I don’t want to get too much into saying things about the Marcellos or people like that, but I think the points in the book are very well taken, which is we tend to look at the killing of a president as this massive thing of epic proportion. Whereas the guys who had that kind of power and especially at that time, when the kind of scrutiny that exists now did not exist, I think guys like that would not at all have been intimidated taking that kind of action.

Especially since they were embedded in the process to try to assassinate [Cuban dictator Fidel] Castro [before Kennedy was killed]. I think all those things facilitated toward making the killing of a president a mundane thing. I guess what I’m saying is I think [a conspiracy like the one detailed in "The Bone Tree"] could’ve happened. I’m not saying it did happen, but it surely could have, and it’s far more plausible than most of the things [people have suggested].

On why he decided to write a trilogy:

The real sort of Paul-on-the-road-to-Damascus moment with this trilogy came four years ago when I was almost killed on Highway 61 and was in a coma and everything. It happened at a point where I had realized the book had grown beyond the bounds of a single book and that the first book, there was no way it could stand alone, nor could the second stand alone and I was about to have to break all the rules of mainstream fiction.

My publisher was trying to adapt that, they weren’t real happy with it. And that was the process I was in when I got hit by a truck and nearly died. So when I came out of that, I just really no longer gave a damn what the rules were, what the publisher thought or whether it sold. At that point, I said, you know, I’m writing about Mississippi and Louisiana, I’m writing about my family, I’m writing about race and the South and America. When you’re going to do that for real, you can’t worry who gets mad or who doesn’t think it fits in a box. So I just threw away the rule book.

On writers he admires:

I'm one of the main speakers at [a festival] in New York in July. I've never met a guy who I always idolized [when I was] a young writer in my career and that's Nelson DeMille. DeMille's early work especially. [Now] I'm actually going to get to meet him.

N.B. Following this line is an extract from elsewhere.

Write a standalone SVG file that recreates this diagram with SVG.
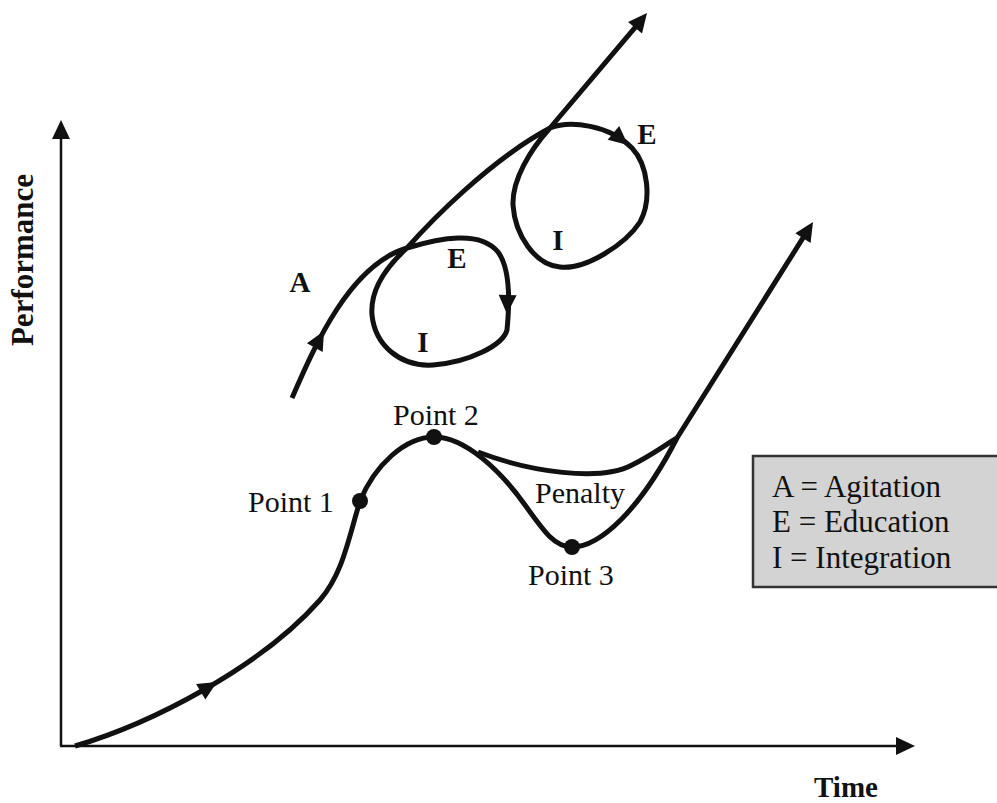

[A few weeks ago] I got to meet Pat Conroy and that was just one of those bucket-list moments. We just talked and we just bonded instantly and we talked on the phone subsequently. Those are some of the little joys you find.

On his main character:

A lot of people have always asked, is Penn Cage me? And I say no. There’s an early character in an earlier novel, "Mortal Fear," that’s closer to me. Penn sort of began as a Grisham-esque character. He’s an attorney and kind of a noble guy and almost too good to be true. I never set out to write a series at all, but about every seven years, he would come back to me. Before I knew it, there were three [Penn Cage] books and "Natchez Burning' turned into [a trilogy]. Penn tends to be an observer more than an action hero, but I think in "Natchez Burning," even though he starts that way, because of the destruction of the image of his father makes him question everything, I think now we’re dealing with a Penn who no longer has his feet on the ground. That’s an exciting thing for the reader.

On "The Bone Tree":

As the middle book, it had always been sort of a more conventional thriller and made more concessions to genre. I went back and thought, I really don’t want to do that. Because the third book, the conclusion, is better than "Natchez Burning," that’s how good it is. And the second book I felt like, OK, it’s a good book, but it’s a more conventional thriller and "Natchez Burning" deserves more than that. So that’s why it took a while: I went back and really re-wrote that book.

A lot of the stuff in these books are very close to reality. This isn’t just made-up stuff. [A former New Orleans and Natchez police officer Iles knew] had either a copy or office notes of the entire Jim Garrison Kennedy investigation in his possession over in Ferriday, Louisiana. There are a lot of weird things that went on.